Me está sonriendo, me mira fijamente, es una sonrisa casi infantil.

— Qué bien estamos aquí juntitos eh, Felix.

— Sí, supongo.

No sé con quién me confunde esta señora pero pienso hacerme el loco hasta que se vaya. Ya llegará alguien que la reclame.

— Han dejado muy bonita esta parte de Bilbao. Yo vengo mucho.

— Yo no, la verdad.

— Como que no, Felix, si nos encanta pasear por aquí.

— Señora, yo no me llamo Felix.

— Anda, deja de decir tonterías, que cosas tienes. ¿No te acuerdas de ese árbol y de cómo nos gusta tumbarnos?

— No sé de qué me está hablando. ¿No acaba de decir que esta zona acaba de ser reformada? Como va a ser ese árbol en el que… Mejor déjelo.

— Pero si ése árbol siempre ha estado aquí en Coria.

— ¿Coria?

— Qué felices hemos sido siempre. ¿Algún día me darás hijos verdad?

— No creo yo que usted pueda…

— No me vengas con excusas, hombre. ¿Es que ya no me deseas?

— Ahora que lo dice, creo que está más el problema ahí que en el tema de la biología interna.

— Sé que lo dices de broma porque nos queremos tanto como es posible.

Para mi sorpresa avanzó posiciones en el banco. Todo sonrisa y dedicación. Por un momento me recordó a mi sobrina de cinco años, que sin saber nada de la vida, aseguraba a todo el que le preguntase, que mi versión adolescente de la época era su más íntimo amante. Estábamos destinados a los anillos y las arras.

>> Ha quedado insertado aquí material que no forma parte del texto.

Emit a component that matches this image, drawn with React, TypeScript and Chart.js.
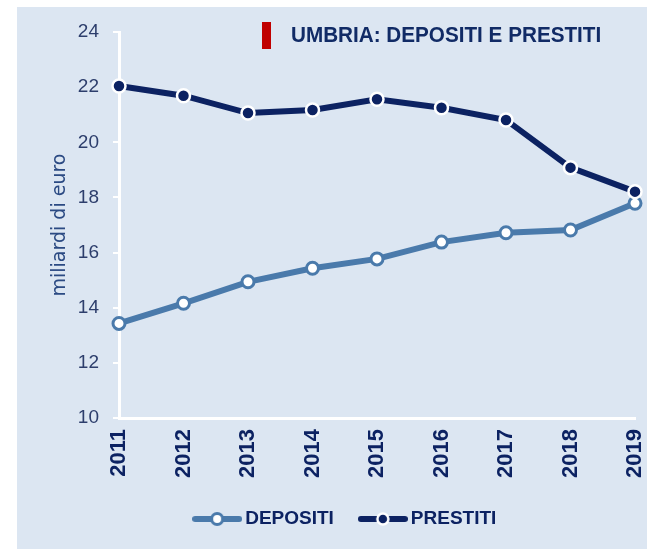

Fue muy sutil, muy rápido y nada abrupto. En un instante toda aquella incomodidad se convirtió en cercanía. Ella a pesar de haberse movido en el asiento, se mantenía a un palmo aún de mí, me miraba con orgullo y cariño. En su mirada estaban encerradas la amiga, la amante, la madre y la abuela.

Sonó otra vez el teléfono de empresa pero por una vez no lo cogí, mientras me mantenía enganchado a ese rostro afectivo. Solo una voz externa pudo arrancarnos del momento. Una mujer redonda en el más esférico sentido de la palabra, pecosa y de pelo corto, casi tan mayor como mi acompañante, vestida con un batín de servicio se acercaba a nosotros.

— Jefa, que hace aquí, que tenemos la mesa preparada en casa.

— Antonia, yo me quiero ir a Coria.

— Claro que si señora, primero comemos y luego nos vamos en un paseo a Coria.

— No Antonia, vámonos ahora.

La magia se había roto, Felix, mi alter ego se había esfumado y Coria ya era un destino soñado y no nuestra realidad. Tras la disculpa innecesaria de Antonia, como un punto y su «i», se fueron caminando por la Gran Vía, no se adonde.

Los «tengos» se habían convertido en «quieros» en mi cabeza. Debía hacer una llamada, pero antes, no pude evitar lanzar la frase al aire cálido de la ciudad.

— Ay jefa, yo también me quiero ir a Coria.